3. Make the reader guess why you chose this specialty. Don’t cleverly hide your interest in the particular residency. Residency directors want to know from the very beginning why you chose this residency and why you’ll be good at it. This is not to say that your opening line should be “I want to be a dermatologist because…” but you should get this point across in the first paragraph – with a little creativity and finesse.
4. Use gimmicks to get attention. Writing your personal statement as a newspaper article, interview, or any other so-called “creative” format is a sure way to turn off a good portion of your audience. Residency committees want to see that you can communicate well in a professional setting. Write with originality and creativity, but don’t go overboard.
Note: The ERAS online application uses an ASCI format – boldface, italics, and unusual fonts aren’t allowed. You’ll have to use language to add emphasis, not special characters.
5. Send the same personal statement to every program. If a residency (or even a particular program) isn’t research-based, then you probably don’t want to go into too much detail about your senior thesis in neuroscience. And while your oncology essay may have a lot of related stories, if your interest is really GYN ONC, your chances of a match in an OB/GYN program will go up immeasurably if you can speak convincingly about your experiences with women’s care.

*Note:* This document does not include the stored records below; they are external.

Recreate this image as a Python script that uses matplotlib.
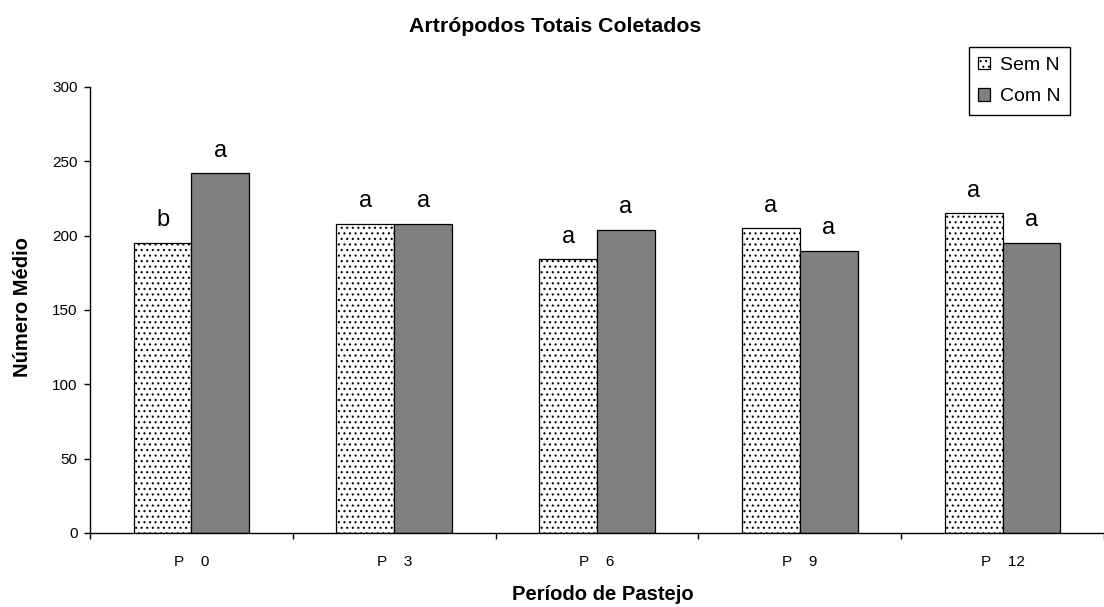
import numpy as np
import matplotlib
matplotlib.use("Agg")
from matplotlib import pyplot as plt
from matplotlib.patches import Patch

plt.rcParams['font.family'] = ['Liberation Sans', 'DejaVu Sans']
plt.rcParams['hatch.linewidth'] = 0.8

# Dados
periodos = ['P    0', 'P    3', 'P    6', 'P    9', 'P    12']
sem_n = [195, 208, 184, 205, 215]
com_n = [242, 208, 204, 190, 195]
letras_sem = ['b', 'a', 'a', 'a', 'a']
letras_com = ['a', 'a', 'a', 'a', 'a']

fig = plt.figure(figsize=(11.04, 6.07), dpi=100)
W, H = 1104, 607
ax = fig.add_axes([90 / W, 1 - 533 / H, (W - 90) / W, (533 - 87) / H])

x = np.arange(len(periodos))
larg = 0.285
b1 = ax.bar(x, sem_n, width=-larg, align='edge', color='white', edgecolor='black',
            linewidth=0.9, hatch='...', label='Sem N')
b2 = ax.bar(x, com_n, width=larg, align='edge', color='#808080', edgecolor='black',
            linewidth=0.9, label='Com N')

# letras de significancia
for xi, v, l in zip(x - larg / 2, sem_n, letras_sem):
    ax.annotate(l, (xi, v), xytext=(0, 12), textcoords='offset points',
                ha='center', va='baseline', fontsize=17)
for xi, v, l in zip(x + larg / 2, com_n, letras_com):
    ax.annotate(l, (xi, v), xytext=(0, 12), textcoords='offset points',
                ha='center', va='baseline', fontsize=17)

ax.set_ylim(0, 300)
ax.set_xlim(-0.5, 4.5 - 10 / 204.75)
ax.set_yticks(np.arange(0, 301, 50))
ax.tick_params(axis='y', direction='out', length=4, width=1, pad=5, labelsize=11)

ax.set_xticks(np.arange(-0.5, 5, 1.0))
ax.set_xticklabels([])
ax.set_xticks(x, minor=True)
ax.set_xticklabels(periodos, minor=True)
ax.tick_params(axis='x', which='major', direction='out', length=4, width=1)
ax.tick_params(axis='x', which='minor', length=0, pad=16, labelsize=11)

for s in ['top', 'right']:
    ax.spines[s].set_visible(False)
for s in ['left', 'bottom']:
    ax.spines[s].set_linewidth(1)

fig.text(555 / W, 1 - 26 / H, 'Artrópodos Totais Coletados', ha='center', va='center',
         fontsize=15.3, fontweight='bold')
fig.text(23 / W, 1 - 307 / H, 'Número Médio', ha='center', va='center', rotation=90,
         fontsize=14.5, fontweight='bold')
fig.text(603 / W, 1 - 595 / H, 'Período de Pastejo', ha='center', va='center',
         fontsize=14.5, fontweight='bold')

handles = [Patch(facecolor='white', edgecolor='black', hatch='...', linewidth=0.9),
           Patch(facecolor='#808080', edgecolor='black', linewidth=0.9)]
leg = fig.legend(handles, ['Sem N', 'Com N'], loc='upper right',
                 bbox_to_anchor=(1070 / W, 1 - 47 / H), fontsize=14,
                 fancybox=False, framealpha=1, edgecolor='black',
                 handlelength=0.6, handleheight=0.6, handletextpad=0.5,
                 borderpad=0.5, labelspacing=0.75, borderaxespad=0)
leg.get_frame().set_linewidth(1)

fig.savefig('out.png', dpi=100)
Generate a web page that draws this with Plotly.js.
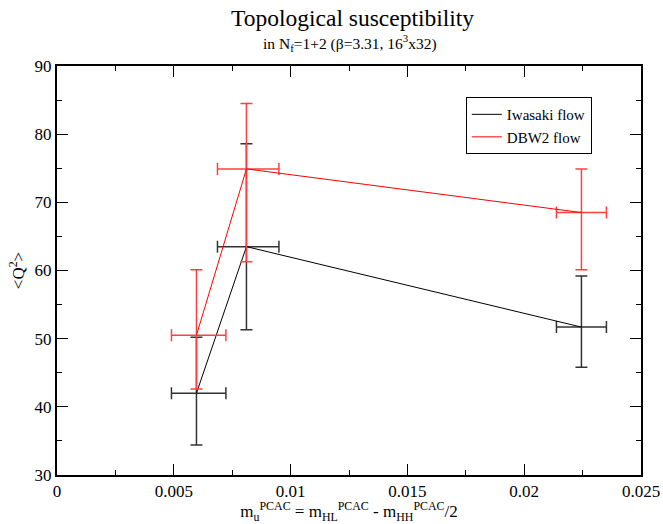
<!DOCTYPE html>
<html>
<head>
<meta charset="utf-8">
<script src="https://cdn.plot.ly/plotly-3.0.1.min.js"></script>
<style>body{margin:0;background:#fff}#c{width:663px;height:524px}</style>
</head>
<body>
<div id="c"></div>
<script>
const xVals = [0.00597, 0.00811, 0.02245];
const xErrPlus = [0.00126, 0.00139, 0.00107];
const xErrMinus = [0.00107, 0.00124, 0.00107];
const iwasakiY = [42.0, 63.5, 51.7];
const iwasakiErrPlus = [8.2, 15.1, 7.5];
const iwasakiErrMinus = [7.6, 12.2, 5.9];
const dbw2Y = [50.5, 74.9, 68.5];
const dbw2ErrPlus = [9.6, 9.6, 6.4];
const dbw2ErrMinus = [7.9, 13.6, 8.4];
const seriesNames = ["Iwasaki flow", "DBW2 flow"];

const serifFamily = "Times New Roman";

const traces = [
  {
    x: xVals, y: iwasakiY, name: seriesNames[0], type: "scatter", mode: "lines",
    line: {color: "#000000", width: 1},
    error_y: {type: "data", symmetric: false, array: iwasakiErrPlus, arrayminus: iwasakiErrMinus, visible: true, color: "#333333", thickness: 1.5, width: 6},
    error_x: {type: "data", symmetric: false, array: xErrPlus, arrayminus: xErrMinus, visible: true, color: "#333333", thickness: 1.5, width: 6}
  },
  {
    x: xVals, y: dbw2Y, name: seriesNames[1], type: "scatter", mode: "lines",
    line: {color: "#ff0000", width: 1},
    error_y: {type: "data", symmetric: false, array: dbw2ErrPlus, arrayminus: dbw2ErrMinus, visible: true, color: "#ff4040", thickness: 1.5, width: 6},
    error_x: {type: "data", symmetric: false, array: xErrPlus, arrayminus: xErrMinus, visible: true, color: "#ff4040", thickness: 1.5, width: 6}
  }
];

const layout = {
  width: 663, height: 524,
  margin: {l: 57, r: 22, t: 66, b: 49},
  paper_bgcolor: "#fff", plot_bgcolor: "#fff",
  font: {family: serifFamily, size: 17, color: "#000"},
  showlegend: true,
  legend: {x: 0.700, y: 0.924, xanchor: "left", yanchor: "top",
    bordercolor: "#000", borderwidth: 1, bgcolor: "#fff",
    font: {family: serifFamily, size: 15, color: "#000"}, itemwidth: 30, tracegroupgap: 0},
  annotations: [
    {text: "Topological susceptibility", xref: "paper", yref: "paper", x: 0.5, y: 1, yshift: 48, xshift: 3, yanchor: "middle",
     showarrow: false, font: {family: serifFamily, size: 23.5, color: "#000"}},
    {text: "in N<sub>f</sub>=1+2 (β=3.31, 16<sup>3</sup>x32)", xref: "paper", yref: "paper", x: 0.5, y: 1, yshift: 23, xshift: 1, yanchor: "middle",
     showarrow: false, font: {family: serifFamily, size: 15.5, color: "#000"}}
  ],
  xaxis: {
    range: [0, 0.025], dtick: 0.005, tick0: 0,
    ticks: "inside", ticklen: 11, tickwidth: 1, tickcolor: "#000",
    showline: true, linewidth: 2, linecolor: "#000", mirror: "ticks",
    showgrid: false, zeroline: false,
    tickfont: {family: serifFamily, size: 17, color: "#000"},
    minor: {ticks: "inside", dtick: 0.0025, tick0: 0, ticklen: 5, tickwidth: 1, tickcolor: "#000", showgrid: false},
    title: {text: "m<sub>u</sub><sup>PCAC</sup> = m<sub>HL</sub><sup>PCAC</sup> - m<sub>HH</sub><sup>PCAC</sup>/2",
      font: {family: serifFamily, size: 17, color: "#000"}, standoff: 0}
  },
  yaxis: {
    range: [30, 90], dtick: 10, tick0: 30,
    ticks: "inside", ticklen: 11, tickwidth: 1, tickcolor: "#000",
    showline: true, linewidth: 2, linecolor: "#000", mirror: "ticks",
    showgrid: false, zeroline: false,
    tickfont: {family: serifFamily, size: 17, color: "#000"},
    minor: {ticks: "inside", dtick: 5, ticklen: 5, tickwidth: 1, tickcolor: "#000", showgrid: false},
    title: {text: "&lt;Q<sup>2</sup>&gt;", font: {family: serifFamily, size: 17, color: "#000"}, standoff: 6}
  }
};

Plotly.newPlot("c", traces, layout, {displayModeBar: false, staticPlot: true});
</script>
</body>
</html>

6. Use all the allotted space to answer every question the residency director might have. ERAS allows 28,000 characters (approximately 8 pages) for your personal statement, but residency directors do not want to read that much. Writing a tightly focused one-page essay that addresses the key points you want to convey is a much more effective way to make sure that you get that all-important interview – and a chance to answer questions in person.
7. Submit an application with typos or grammatical mistakes. Your entire application – not just your personal statement but also your CV, personal information, etc. – should be as polished as it can possibly be. Errors convey the impression that you aren’t taking this process seriously – and consequently, telling the program director that they shouldn’t take you seriously.